Надо бы сказать еще вот о чем. Он, чей рабочий день был загружен до предела, вынужден был отнимать у себя время – отнимать у поэзии! – на решение разных бытовых вопросов своих друзей. Помогал всем, кто просил помочь. Одному пробивал машину, другому – квартиру, третьему – сценарий. Больно говорить об этом, но многие его знакомые нещадно эксплуатировали его популярность и возможность войти в любые двери – к любому начальнику.
Володя любил ночные разговоры. Сам заваривал чай, обожал церемонию приготовления этого напитка. Полки на кухне были заставлены до потолка банками с чаем, привезенными отовсюду.
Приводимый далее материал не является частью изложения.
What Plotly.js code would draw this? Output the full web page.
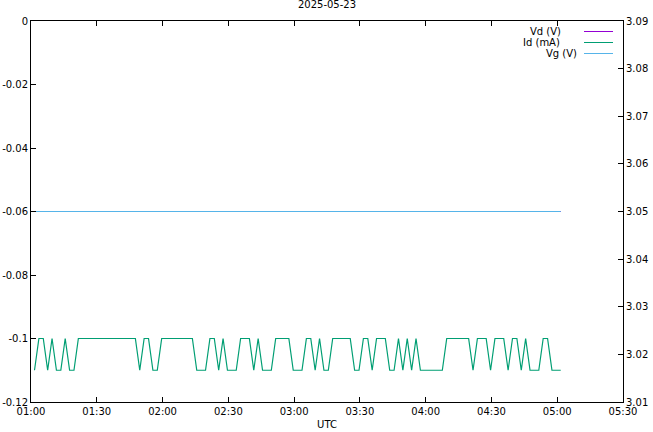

И только глубокой ночью, почти на рассвете, когда все расходились и дом затихал, он садился к столу и сочинял стихи. Квартира – своя квартира – появилась у него за пять лет до смерти. Он с любовью обставил ее, купил стол, за которым работал когда-то Таиров, страшно гордился этим. А вообще-то был очень непритязателен в работе. Писал всюду, в любых условиях. Писал быстро. Долго проходил только процесс обдумывания. Бывало, сядет напротив телевизора и смотрит все передачи подряд. Час, два… Скучное интервью, прогноз погоды, программу на завтра. В полной «отключке», спрашивать о чем-нибудь бесполезно. Обдумывает новую песню.
Вот так он жил ежедневно, из года в год… Такой нагрузки не мог выдержать ни один нормальный человек. Где-то в это время в его сознании возникло ощущение близости конца. Вылилось хватающее за сердце: «Чуть помедленнее, кони, чуть помедленнее!» И мне в разговоре: «Знаешь, я все чаще стал задумываться – как мало осталось!»
Оказалось, он был прав. Осталось мало. А сделать надо было еще много. Хотелось попробовать себя в прозе, сочинить сценарий, пьесу, заняться режиссурой. Виды творчества многообразны, а он был разносторонне одаренным человеком.
И темп жизни взвинтился до немыслимого предела.
Ему говорили: «Володя, остановись!» Улыбался трогательной улыбкой. Все знал. Понимал, что долго этого не выдержать. Хотел и не мог остановить себя. Только иногда, отчаянно: «Чуть помедленнее, кони!»
Нашел в записной книжке такую запись.
«Володя: у меня все наоборот – если утону, ищите вверх по течению».